When coaches can't take advantage they get fired. For an African-American coach, the road back to a head coaching position is often littered with more roadblocks than their white counterparts. Morris has yet to get the call from a team to become defensive coordinator again, a position he held at Tampa Bay and Kansas State University. I asked him how frustrating it is to see white counterparts like Scott Linehan (Lions), Bill Callahan (Cowboys), Pat Shurmur (Eagles), or Jack Del Rio (Broncos) get fired from head coaching positions but still land back in coordinator roles.

Morris' response:

I have a different mental toughness, if I start looking at other people and getting jealous of other people that's going to affect me and who I am. I refuse to let that happen, right now I'm the defensive backs coach for the Washington Redskins and I have to be the best defensive backs coach I can in order for me to get my next opportunity as a defensive coordinator for anybody.

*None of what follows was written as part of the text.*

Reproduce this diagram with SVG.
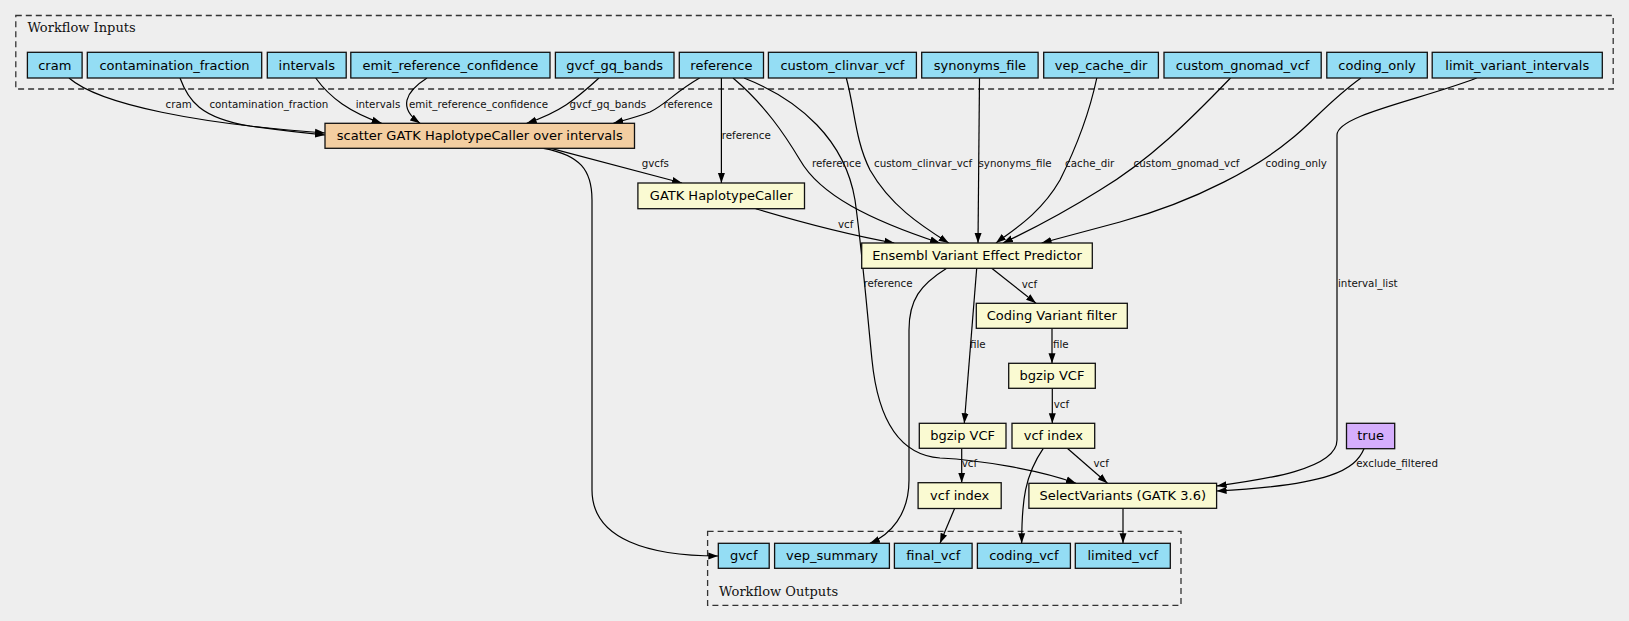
<svg xmlns="http://www.w3.org/2000/svg" width="1629" height="621" viewBox="0 0 1629 621">
<defs>
<style>
.bg{fill:#eeeeee}
.cl{fill:none;stroke:#333;stroke-width:1.3;stroke-dasharray:6,4}
.clt{font-family:"DejaVu Serif","Liberation Serif",serif;font-size:13px;fill:#111}
.in rect{fill:#94ddf4;stroke:#111;stroke-width:1.3}
.st rect{fill:#fafad2;stroke:#111;stroke-width:1.3}
.sc rect{fill:#f3cea1;stroke:#111;stroke-width:1.3}
.tr rect{fill:#d5aefc;stroke:#111;stroke-width:1.3}
.n text{font-family:"DejaVu Sans","Liberation Sans",sans-serif;font-size:13px;fill:#000;text-anchor:middle}
.e path{fill:none;stroke:#000;stroke-width:1.2;marker-end:url(#ah)}
.e text{font-family:"DejaVu Sans","Liberation Sans",sans-serif;font-size:10.3px;fill:#111}
</style>
<marker id="ah" markerWidth="10" markerHeight="8" refX="10" refY="4" orient="auto" markerUnits="userSpaceOnUse">
<path d="M0,0.5 L10,4 L0,7.5 z" fill="#000"/>
</marker>
</defs>
<rect class="bg" x="0" y="0" width="1629" height="621"/>

<g id="cluster_inputs">
<rect class="cl" x="15.8" y="15.5" width="1597.4" height="73.5"/>
<text class="clt" x="27.4" y="31.7">Workflow Inputs</text>
</g>
<g id="cluster_outputs">
<rect class="cl" x="707.6" y="531.3" width="473.4" height="74"/>
<text class="clt" x="719.1" y="595.7">Workflow Outputs</text>
</g>

<g id="connectors" class="e">
<path d="M69,78 C100,105 200,124 325,133"/>
<path d="M180,78 C188,100 200,118 250,126 C280,130 305,133 325,135"/>
<path d="M315.7,78 C330,98 350,112 381.7,123.3"/>
<path d="M427,78 C405,92 398,108 420,123.3"/>
<path d="M599,78 C575,100 560,112 526.7,123.3"/>
<path d="M699.6,78 C675,92 665,105 650,112 C637,117 625,120 613.3,123.3"/>
<path d="M721.4,78 L721.4,183"/>
<path d="M733,78 C765,105 785,135 800,160 C820,195 870,220 940,243"/>
<path d="M744,78 C800,100 845,140 855,200 C862,250 866,300 872,360 C878,420 900,455 940,458 C980,460 1040,470 1076,483.3"/>
<path d="M846.3,78 C855,110 855,140 870,170 C890,205 920,225 948.7,243"/>
<path d="M979.5,78 L978,243"/>
<path d="M1096.8,78 C1090,110 1080,140 1060,180 C1040,215 1010,232 996,243"/>
<path d="M1230.5,78 C1190,120 1150,160 1100,190 C1060,215 1020,235 1003,243"/>
<path d="M1361,78 C1330,100 1310,125 1290,140 C1260,165 1200,200 1120,222 C1090,230 1060,238 1041.6,243"/>
<path d="M1476.7,78 C1420,100 1337,115 1337,135 L1337,440 C1337,470 1260,480 1216.6,486"/>
<path d="M1364,448.7 C1355,470 1330,485 1216.6,491"/>
<path d="M543.5,148.3 C580,155 592,170 592,200 L592,490 C592,540 650,556 718.3,556"/>
<path d="M551,148.3 L682,183"/>
<path d="M755.7,208.7 C800,222 850,235 894.3,243"/>
<path d="M946.7,268.3 C920,285 909,300 909,330 L909,480 C909,515 890,535 869.9,543.3"/>
<path d="M976.7,268.3 L964.3,423.3"/>
<path d="M991.7,268.3 L1036,303.3"/>
<path d="M1052,328.3 L1052,363.3"/>
<path d="M1052.3,388.3 L1052.3,423.3"/>
<path d="M1067.3,448.3 L1107.5,483.3"/>
<path d="M1043.3,448.3 C1025,475 1021.7,500 1021.7,543.3"/>
<path d="M961.7,448.3 L961.7,482.7"/>
<path d="M954.5,508.7 L940,543.3"/>
<path d="M1123,508.3 L1123,543.3"/>
<text x="165.6" y="108">cram</text>
<text x="209.4" y="108">contamination_fraction</text>
<text x="355.7" y="108">intervals</text>
<text x="409" y="108">emit_reference_confidence</text>
<text x="569.5" y="108">gvcf_gq_bands</text>
<text x="663.4" y="108">reference</text>
<text x="721.7" y="138.5">reference</text>
<text x="641.7" y="167">gvcfs</text>
<text x="811.9" y="167">reference</text>
<text x="874" y="167">custom_clinvar_vcf</text>
<text x="978.5" y="167">synonyms_file</text>
<text x="1065" y="167">cache_dir</text>
<text x="1133.6" y="167">custom_gnomad_vcf</text>
<text x="1265.6" y="167">coding_only</text>
<text x="838" y="228">vcf</text>
<text x="863.4" y="287">reference</text>
<text x="1021.7" y="287.7">vcf</text>
<text x="1338" y="287">interval_list</text>
<text x="970" y="347.7">file</text>
<text x="1053" y="347.7">file</text>
<text x="1053.7" y="407.7">vcf</text>
<text x="1093.5" y="466.7">vcf</text>
<text x="1356.2" y="466.7">exclude_filtered</text>
<text x="961.7" y="466.7">vcf</text>
</g>

<g id="in_cram" class="n in"><rect x="27.4" y="52.3" width="54.7" height="25.7"/><text x="54.75" y="69.7">cram</text></g>
<g id="in_contamination_fraction" class="n in"><rect x="87.3" y="52.3" width="174.4" height="25.7"/><text x="174.5" y="69.7">contamination_fraction</text></g>
<g id="in_intervals" class="n in"><rect x="267.3" y="52.3" width="78.9" height="25.7"/><text x="306.75" y="69.7">intervals</text></g>
<g id="in_emit_reference_confidence" class="n in"><rect x="350.8" y="52.3" width="199.2" height="25.7"/><text x="450.4" y="69.7">emit_reference_confidence</text></g>
<g id="in_gvcf_gq_bands" class="n in"><rect x="555.4" y="52.3" width="118.6" height="25.7"/><text x="614.7" y="69.7">gvcf_gq_bands</text></g>
<g id="in_reference" class="n in"><rect x="679.3" y="52.3" width="84.2" height="25.7"/><text x="721.4" y="69.7">reference</text></g>
<g id="in_custom_clinvar_vcf" class="n in"><rect x="768.4" y="52.3" width="148" height="25.7"/><text x="842.4" y="69.7">custom_clinvar_vcf</text></g>
<g id="in_synonyms_file" class="n in"><rect x="921.7" y="52.3" width="116.4" height="25.7"/><text x="979.9" y="69.7">synonyms_file</text></g>
<g id="in_vep_cache_dir" class="n in"><rect x="1043.7" y="52.3" width="114.7" height="25.7"/><text x="1101.05" y="69.7">vep_cache_dir</text></g>
<g id="in_custom_gnomad_vcf" class="n in"><rect x="1164" y="52.3" width="157.2" height="25.7"/><text x="1242.6" y="69.7">custom_gnomad_vcf</text></g>
<g id="in_coding_only" class="n in"><rect x="1326.8" y="52.3" width="100.5" height="25.7"/><text x="1377.05" y="69.7">coding_only</text></g>
<g id="in_limit_variant_intervals" class="n in"><rect x="1432.2" y="52.3" width="170.1" height="25.7"/><text x="1517.25" y="69.7">limit_variant_intervals</text></g>

<g id="step_scatter" class="n sc"><rect x="325" y="123.3" width="309.5" height="25"/><text x="479.75" y="140.3">scatter GATK HaplotypeCaller over intervals</text></g>
<g id="step_haplotypecaller" class="n st"><rect x="637.9" y="183" width="166.6" height="25.7"/><text x="721.2" y="200.3">GATK HaplotypeCaller</text></g>
<g id="step_vep" class="n st"><rect x="861.7" y="243" width="230.6" height="25.3"/><text x="977" y="260.2">Ensembl Variant Effect Predictor</text></g>
<g id="step_coding_filter" class="n st"><rect x="976.3" y="303.3" width="151" height="25"/><text x="1051.8" y="320.3">Coding Variant filter</text></g>
<g id="step_bgzip_coding" class="n st"><rect x="1008.7" y="363.3" width="86.6" height="25"/><text x="1052" y="380.3">bgzip VCF</text></g>
<g id="step_index_coding" class="n st"><rect x="1012" y="423.3" width="82.7" height="25"/><text x="1053.35" y="440.3">vcf index</text></g>
<g id="step_bgzip_final" class="n st"><rect x="919.3" y="423.3" width="86.7" height="25"/><text x="962.65" y="440.3">bgzip VCF</text></g>
<g id="step_index_final" class="n st"><rect x="918.1" y="482.7" width="83.1" height="25.8"/><text x="959.65" y="500.1">vcf index</text></g>
<g id="step_selectvariants" class="n st"><rect x="1028.9" y="483.3" width="187.7" height="25"/><text x="1122.75" y="500.3">SelectVariants (GATK 3.6)</text></g>
<g id="const_true" class="n tr"><rect x="1346.5" y="423.3" width="48.2" height="25.4"/><text x="1370.6" y="440.4">true</text></g>

<g id="out_gvcf" class="n in"><rect x="718.3" y="543.3" width="50.9" height="25"/><text x="743.75" y="560.3">gvcf</text></g>
<g id="out_vep_summary" class="n in"><rect x="774.6" y="543.3" width="114.8" height="25"/><text x="832" y="560.3">vep_summary</text></g>
<g id="out_final_vcf" class="n in"><rect x="894.4" y="543.3" width="77.7" height="25"/><text x="933.25" y="560.3">final_vcf</text></g>
<g id="out_coding_vcf" class="n in"><rect x="977.4" y="543.3" width="93" height="25"/><text x="1023.9" y="560.3">coding_vcf</text></g>
<g id="out_limited_vcf" class="n in"><rect x="1075.3" y="543.3" width="95" height="25"/><text x="1122.8" y="560.3">limited_vcf</text></g>
</svg>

Mad respect to Morris for that answer. Meanwhile, he and other minority coaches soldier on doing their jobs hoping for that next opportunity to move up the ladder. It has got to be tough, however, making that climb and having to look over and see a guy like Gregg Williams, who was smack dab in the middle of the bounty-gate scandal, fall from grace and still land (senior assistant defensive coach) in a position higher than you.

The racial divide when it comes to NFL coaching at the highest level is grossly out of whack, and the league needs to address it immediately.